The U.S. dollar did it again — falling to a multi-month low versus the euro on Wednesday, pushing a closely followed gauge of the U.S. currency’s strength against major rivals back toward its 2020 low and reinforcing one analyst’s reminder not to sleep on the currency market in the run-up to Thanksgiving.

The euro

 was up 0.2% at $1.1922, pushing above the $1.19 level for the first time since early September, according to FactSet. The ICE U.S. Dollar Index
a measure of the U.S. currency against a basket of six major rivals, was down 0.2% at 91.99, after trading as low as 91.93 — not far off the more-than-two-year low of 91.75 set on Sept. 1. The euro is the largest-weighted component of the DXY.

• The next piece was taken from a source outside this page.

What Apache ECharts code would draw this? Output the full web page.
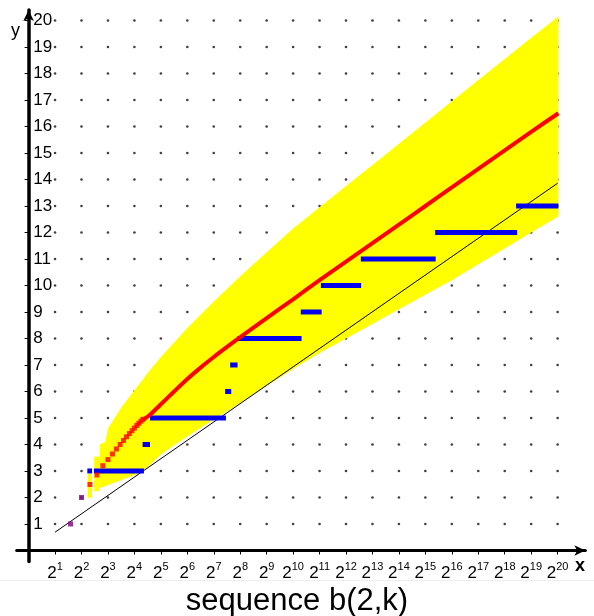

The euro’s pre-Thanksgiving move, while not huge in absolute terms, continued a pattern that’s seen major currencies score milestones versus the dollar around the holiday, noted Kathy Lien, managing director of FX strategy at BK Asset Management, in a note late Tuesday.

She recalled:

‘In 2019, USD/JPY hit a 6 month high the day before Thanksgiving while EUR/USD hit a 1 month low the day after Thanksgiving. There were no milestones in 2018, but in 2017 EUR/USD and GBP/USD hit a 1 month high Thanksgiving Day while USD/JPY fell to a 2 month low the day before Thanksgiving. In 2016, the EUR/USD dropped to an 11 month low the week of Thanksgiving while USD/JPY rose to a 7 month high. There was no meaningful movement in sterling that year. In 2015, EUR/USD and GBP/USD fell to a 7-month low the week of Thanksgiving as USD/JPY consolidated. In most cases, the trend that was in place immediately before the holidays continued.’

The dollar rallied as the pandemic ravaged the global economy earlier this year, triggering a global scramble for the U.S. currency that lifted the DXY to a more-than-three-year high in March. Actions by the Federal Reserve and other policy makers to relieve a global shortage and to ease monetary and fiscal policy then saw the dollar decline, with losses accelerating over the course of the year. Many analysts have argued the dollar is likely now in a longer-term downtrend.

The dollar has weakened in November as stocks rallied in response to positive news on COVID-19 vaccines and as uncertainty around the Nov. 3 presidential election passed. Losses on Friday followed data that showed a second consecutive week of rising jobless claims.

“Today’s unemployment claims data has fuelled concerns that a renewed economic downturn has begun thanks to the latest lockdowns. Many businesses have closed down during the pandemic for good and many jobs will never return,” said Fawad Razaqzada, analyst at Think Markets, in a note.

Doubts may be emerging about whether as sharp of a recovery as has been priced in by financial markets over the past several months will materialize.

“This should mean lower Fed interest rates for longer, keeping the pressure on the greenback,” he said.

The dollar remained lower Wednesday after minutes of the Fed’s last policy meeting earlier this month showed that most officials want to give clearer guidance to investors about the Fed’s massive bond-buying program, including what economic conditions would need to be met before the purchases cease.